After the match we had a bit of a PSN discussion. Crazyandy brought up a good point; Gen relies on reading his opponent’s offense to get in (particularly when vsing Ryu), and if I play safe and simple, it actually makes it hard for him to mount an offense. When I’m spewing fireballs like crazy, he has license to jump in all day.
He brought up an interesting point about fighting Kazzee too, which I’m not sure I comprehend fully and I hope crazyandy comes and clarifies.
He said that despite Kazzee having infinitely better footsies than me, my Ryu seemed to have more answer for his Gen. Perhaps owing to my more safe (and hopefully) solid style. He said that when two players with two layers of footsies going on like him and Kazzee, the match becomes too complicated, and that maybe sometimes it’s better to stick to a couple of simple things to be doing in that fight, and adapt to the player instead of continually trying to play I counter you-you counter me footsies. Hm. Interesting!
Anyway, what an awesome Gen you have, Mr Crazyandy, and hope to play you more in the future!

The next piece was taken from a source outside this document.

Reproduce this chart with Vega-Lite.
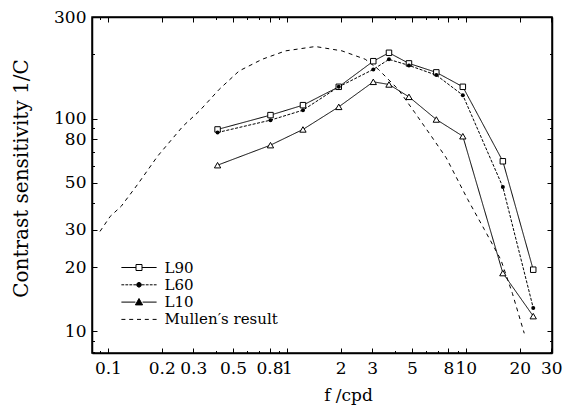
{
  "$schema": "https://vega.github.io/schema/vega-lite/v6.json",
  "width": 460,
  "height": 336,
  "autosize": "none",
  "padding": {"left": 92, "top": 17, "right": 23, "bottom": 52},
  "background": "white",
  "config": {
    "font": "DejaVu Serif",
    "view": {"stroke": "black", "strokeWidth": 1.5},
    "axis": {
      "grid": false, "domainColor": "black", "domainWidth": 1.5,
      "labelFont": "DejaVu Serif", "titleFont": "DejaVu Serif",
      "labelColor": "black", "titleColor": "black",
      "labelFontSize": 17, "titleFontWeight": "normal",
      "labelOverlap": false, "labelBound": false, "labelFlush": false
    }
  },
  "data": {"values": [
    {"series": "L90", "f": 0.41, "cs": 88.9},
    {"series": "L90", "f": 0.81, "cs": 103.8},
    {"series": "L90", "f": 1.23, "cs": 115.6},
    {"series": "L90", "f": 1.95, "cs": 141},
    {"series": "L90", "f": 3.04, "cs": 186},
    {"series": "L90", "f": 3.72, "cs": 203.7},
    {"series": "L90", "f": 4.81, "cs": 181.6},
    {"series": "L90", "f": 6.84, "cs": 164.8},
    {"series": "L90", "f": 9.62, "cs": 141},
    {"series": "L90", "f": 16.1, "cs": 63},
    {"series": "L90", "f": 23.8, "cs": 19.5},
    {"series": "L60", "f": 0.41, "cs": 86},
    {"series": "L60", "f": 0.81, "cs": 98.3},
    {"series": "L60", "f": 1.23, "cs": 109.5},
    {"series": "L60", "f": 1.95, "cs": 141},
    {"series": "L60", "f": 3.04, "cs": 170.2},
    {"series": "L60", "f": 3.72, "cs": 189.7},
    {"series": "L60", "f": 4.81, "cs": 177.7},
    {"series": "L60", "f": 6.84, "cs": 160},
    {"series": "L60", "f": 9.62, "cs": 128.8},
    {"series": "L60", "f": 16.1, "cs": 47.7},
    {"series": "L60", "f": 23.8, "cs": 12.9},
    {"series": "L10", "f": 0.41, "cs": 60.4},
    {"series": "L10", "f": 0.81, "cs": 75},
    {"series": "L10", "f": 1.23, "cs": 88.9},
    {"series": "L10", "f": 1.95, "cs": 113.5},
    {"series": "L10", "f": 3.04, "cs": 148.8},
    {"series": "L10", "f": 3.72, "cs": 144.6},
    {"series": "L10", "f": 4.81, "cs": 126.5},
    {"series": "L10", "f": 6.84, "cs": 99},
    {"series": "L10", "f": 9.62, "cs": 82.6},
    {"series": "L10", "f": 16.1, "cs": 18.8},
    {"series": "L10", "f": 23.8, "cs": 11.8},
    {"series": "Mullen′s result", "f": 0.0903, "cs": 29.5},
    {"series": "Mullen′s result", "f": 0.103, "cs": 34.7},
    {"series": "Mullen′s result", "f": 0.1186, "cs": 38.7},
    {"series": "Mullen′s result", "f": 0.1464, "cs": 49.0},
    {"series": "Mullen′s result", "f": 0.1896, "cs": 66.6},
    {"series": "Mullen′s result", "f": 0.263, "cs": 92.2},
    {"series": "Mullen′s result", "f": 0.3245, "cs": 108.5},
    {"series": "Mullen′s result", "f": 0.419, "cs": 137.2},
    {"series": "Mullen′s result", "f": 0.541, "cs": 167.4},
    {"series": "Mullen′s result", "f": 0.729, "cs": 190},
    {"series": "Mullen′s result", "f": 0.984, "cs": 208},
    {"series": "Mullen′s result", "f": 1.443, "cs": 218},
    {"series": "Mullen′s result", "f": 2.03, "cs": 208},
    {"series": "Mullen′s result", "f": 2.74, "cs": 190},
    {"series": "Mullen′s result", "f": 3.24, "cs": 170.5},
    {"series": "Mullen′s result", "f": 4.19, "cs": 137.2},
    {"series": "Mullen′s result", "f": 5.19, "cs": 106.6},
    {"series": "Mullen′s result", "f": 6.41, "cs": 82.7},
    {"series": "Mullen′s result", "f": 7.77, "cs": 65.4},
    {"series": "Mullen′s result", "f": 10.26, "cs": 41.6},
    {"series": "Mullen′s result", "f": 12.7, "cs": 30.1},
    {"series": "Mullen′s result", "f": 15.7, "cs": 21.7},
    {"series": "Mullen′s result", "f": 18.2, "cs": 15.1},
    {"series": "Mullen′s result", "f": 21.2, "cs": 9.8}
  ]},
  "layer": [
    {
      "transform": [{"filter": "datum.series === 'Mullen′s result'"}],
      "mark": {"type": "line", "stroke": "black", "strokeWidth": 1, "strokeDash": [4, 4]},
      "encoding": {
        "x": {"field": "f", "type": "quantitative",
          "scale": {"type": "log", "domain": [0.0815, 30.3], "nice": false},
          "axis": {"orient": "bottom", "tickColor": "black", "tickWidth": 1,
            "values": [0.09, 0.1, 0.2, 0.3, 0.4, 0.5, 0.6, 0.7, 0.8, 0.9, 1, 2, 3, 4, 5, 6, 7, 8, 9, 10, 20, 30],
            "format": "~g",
            "labelExpr": "indexof([0.1,0.2,0.3,0.5,0.8,1,2,3,5,8,10,20,30], datum.value) >= 0 ? datum.label : ''",
            "tickSize": {"condition": {"test": "indexof([0.1,0.2,0.3,0.5,0.8,1,2,3,5,8,10,20,30], datum.value) >= 0", "value": -5}, "value": -2.5},
            "labelPadding": 12,
            "title": "f /cpd", "titleFontSize": 17, "titlePadding": 9, "titleX": 256}},
        "y": {"field": "cs", "type": "quantitative",
          "scale": {"type": "log", "domain": [7.92, 300], "nice": false},
          "axis": {"orient": "left", "tickColor": "black", "tickWidth": 1,
            "values": [8, 9, 10, 20, 30, 40, 50, 60, 70, 80, 90, 100, 200, 300],
            "format": "~g",
            "labelExpr": "indexof([10,20,30,50,80,100,300], datum.value) >= 0 ? datum.label : ''",
            "tickSize": {"condition": {"test": "indexof([10,20,30,50,80,100,300], datum.value) >= 0", "value": -5}, "value": -2.5},
            "labelPadding": 11,
            "title": "Contrast sensitivity 1/C", "titleFontSize": 20, "titlePadding": 22, "titleY": 161}}
      }
    },
    {
      "transform": [{"filter": "datum.series !== 'Mullen′s result'"}],
      "mark": {"type": "line", "stroke": "black", "strokeWidth": 1},
      "encoding": {
        "x": {"field": "f", "type": "quantitative",
          "axis": {"orient": "top", "tickColor": "black", "tickWidth": 1,
            "values": [0.09, 0.1, 0.2, 0.3, 0.4, 0.5, 0.6, 0.7, 0.8, 0.9, 1, 2, 3, 4, 5, 6, 7, 8, 9, 10, 20, 30],
            "labels": false, "title": null,
            "tickSize": {"condition": {"test": "indexof([0.1,0.2,0.3,0.5,0.8,1,2,3,5,8,10,20,30], datum.value) >= 0", "value": -5}, "value": -2.5}}},
        "y": {"field": "cs", "type": "quantitative",
          "axis": {"orient": "right", "tickColor": "black", "tickWidth": 1,
            "values": [8, 9, 10, 20, 30, 40, 50, 60, 70, 80, 90, 100, 200, 300],
            "labels": false, "title": null,
            "tickSize": {"condition": {"test": "indexof([10,20,30,50,80,100,300], datum.value) >= 0", "value": -5}, "value": -2.5}}},
        "detail": {"field": "series"},
        "strokeDash": {"field": "series", "type": "nominal",
          "scale": {"domain": ["L90", "L60", "L10"], "range": [[1, 0], [3, 1.5], [1, 0]]},
          "legend": null}
      }
    },
    {
      "transform": [{"filter": "datum.series === 'L90'"}],
      "mark": {"type": "point", "shape": "square", "filled": true, "fill": "white", "stroke": "black", "strokeWidth": 1, "size": 30, "opacity": 1},
      "encoding": {
        "x": {"field": "f", "type": "quantitative", "axis": null},
        "y": {"field": "cs", "type": "quantitative", "axis": null}
      }
    },
    {
      "transform": [{"filter": "datum.series === 'L60'"}],
      "mark": {"type": "point", "shape": "circle", "filled": true, "fill": "black", "size": 16, "opacity": 1},
      "encoding": {
        "x": {"field": "f", "type": "quantitative", "axis": null},
        "y": {"field": "cs", "type": "quantitative", "axis": null}
      }
    },
    {
      "transform": [{"filter": "datum.series === 'L10'"}],
      "mark": {"type": "point", "shape": "triangle-up", "filled": true, "fill": "white", "stroke": "black", "strokeWidth": 1, "size": 40, "opacity": 1},
      "encoding": {
        "x": {"field": "f", "type": "quantitative", "axis": null},
        "y": {"field": "cs", "type": "quantitative", "axis": null}
      }
    },
    {
      "transform": [{"filter": "datum.series === 'legend-only'"}],
      "mark": {"type": "point", "strokeWidth": 1, "size": 64, "opacity": 1},
      "encoding": {
        "x": {"field": "f", "type": "quantitative", "axis": null},
        "y": {"field": "cs", "type": "quantitative", "axis": null},
        "shape": {"field": "series", "type": "nominal", "title": null,
          "scale": {"domain": ["L90", "L60", "L10", "Mullen′s result"],
            "range": [
              "M-4.4,0H-0.75M0.75,0H4.4M-0.75,-0.75H0.75V0.75H-0.75Z",
              "M-4.4,0H-3.7M-3.4,0H-2.7M-2.4,0H-1.7M-1.4,0H-0.7M0.7,0H1.4M1.7,0H2.4M2.7,0H3.4M3.7,0H4.4M0.6,0L0.42,0.42L0,0.6L-0.42,0.42L-0.6,0L-0.42,-0.42L0,-0.6L0.42,-0.42Z",
              "M-4.4,0H-0.9M0.9,0H4.4M-0.9,0.7L0,-0.9L0.9,0.7Z",
              "M-4.4,0H-3.4M-2.45,0H-1.45M-0.5,0H0.5M1.45,0H2.45M3.4,0H4.4"
            ]},
          "legend": {"orient": "none", "legendX": 39.5, "legendY": 243,
            "symbolSize": 64, "symbolStrokeWidth": 1, "symbolOpacity": 1,
            "labelFont": "DejaVu Serif", "labelFontSize": 15, "labelColor": "black", "labelOffset": 18,
            "rowPadding": 1.3, "padding": 0}},
        "fill": {"field": "series", "type": "nominal", "title": null,
          "scale": {"domain": ["L90", "L60", "L10", "Mullen′s result"], "range": ["white", "black", "black", "transparent"]}},
        "stroke": {"field": "series", "type": "nominal", "title": null,
          "scale": {"domain": ["L90", "L60", "L10", "Mullen′s result"], "range": ["black", "black", "black", "black"]}}
      }
    }
  ],
  "resolve": {"axis": {"x": "independent", "y": "independent"}}
}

Those were some great matches. No disrespect to both you and Kazzee when I compare your playstyles. I think you’re both great. It just goes to show how two players can have major stylistic differences in play.
I learned that in this match. Just because I see Ryu doesn’t mean he’s going to play the same at this level (Where players are solid and know how the game works). I think I’ve played him too much haha.
I must adapt quicker (which doesn’t necessarily mean getting tricker), sometimes adapting means getting back to basics instead of going to super dooper zooper advanced crazy.
Mutton, you’ve probably highlighted how the new Gen works. We’ve only figured him out recently and are developing him further on the forums…he’s not like his old self. You have to use his MANY tools smartly. Pokes, zoning, block strings, throw/sweep/gekiro knockdowns, overheads and crossups or vertical jumps. All he needs are some grapples and he will be complete as the Jack of All trades Master of None play style.
I see what you mean a little clearer now. Great point about adapting!
And yeah, Gen is a totally different beast, but I think he’s still a beast! Like you said, you can’t just play nothing but standing forward hands footsies anymore, Gen has to use all his tools to win. That reminds me! I need to DP your vertical jumps over my wakeup too. GL with with your Gen sir, and let’s play again soon!